Waimea High School JROTC spends Labor Day volunteering, connecting

  • Courtesy Waimea JROTC

    Waimea JROTC cadets clear a portion of a kalo (taro) farm in Waimea Valley on Labor Day.

  • Courtesy Waimea JROTC

    Waimea High JROTC cadets place flags on the Gather Federal Credit Union branch on Kaumuali‘i Highway in Waimea before Labor Day.

WAIMEA — The Waimea High School Army JROTC battalion, the Menehune Battalion, devoted Labor Day to connecting and giving back to the community, said Kahealani Numazawa-Pacanas, the battalion’s public-affairs officer.

“This is an important event for our program,” Numazawa-Pacanas said. “It is one of our largest sign-ups for any of our community-service events. The three-part community-service event commemorates the national holiday and connects our cadets and the community.”

Planned entirely by the cadet leadership, the battalion greeted the morning by raising American flags at select businesses in Waimea and Kekaha, the act being a way to introduce the underclassmen to one of the battalion’s frequent patriotic community-focused events. The posting of the flags on the main thoroughfares provides a positive image of the communities for residents and visitors alike.

“Labor Day continued with an outdoor open house on the school’s campus to showcase our diverse special teams, including Raiders, Air Riflery, Color Guard, Honor Guard, Armed Drill and Sabre Drill,” Numazawa-Pacanas said.

“The JROTC leaders were able to demonstrate the unique possibilities available to new cadets and parents to enhance their respective high-school experience.”

Moving under the flag-decorated avenue, the battalion adjourned to a kalo (taro) farm to work with the Kumano I Ke Ala nonprofit group in Waimea Valley.
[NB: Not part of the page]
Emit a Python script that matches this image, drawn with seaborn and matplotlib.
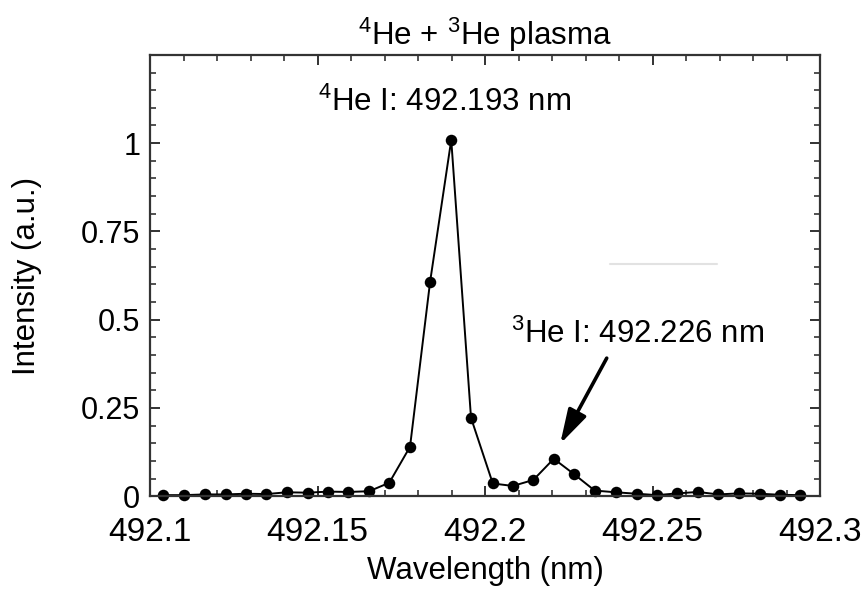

“The cadets were intrigued and found it interesting and meaningful to integrate learning with community support while connecting them to traditional Hawaiian culture through the native farming plot,” Numazawa-Pacanas said.

“Working in the fields, the cadets learned the various aspects of heritage-based farming by proper application of organic fertilizers produced on-site as well as mulching and weeding the indigenous crops,” she said.

The demonstration of lessons learned — appreciating the many dimensions of producing crops and the significance of preserving the land and its culture — was evident in the result of the cadets’ hard labor.

“Cadets who participated in the events earned community-service hours, and those who participated in all three community service events earned the JROTC Community Service Ribbon to don proudly on their uniforms,” Numazawa-Pacanas said.

“By the end of Labor Day, the Waimea JROTC cadets had planned, coordinated and safely executed a myriad of activities that honored their nation, state, local communities and school while learning, growing and serving a larger purpose than self.”

The cadets and battalion leadership closed the day with a spaghetti and hot dog lunch provided by the JROTC Family Support Group, with large doses of team-building time as the cadets deployed to take down and retrieve the American flags posted in Waimea and Kekaha.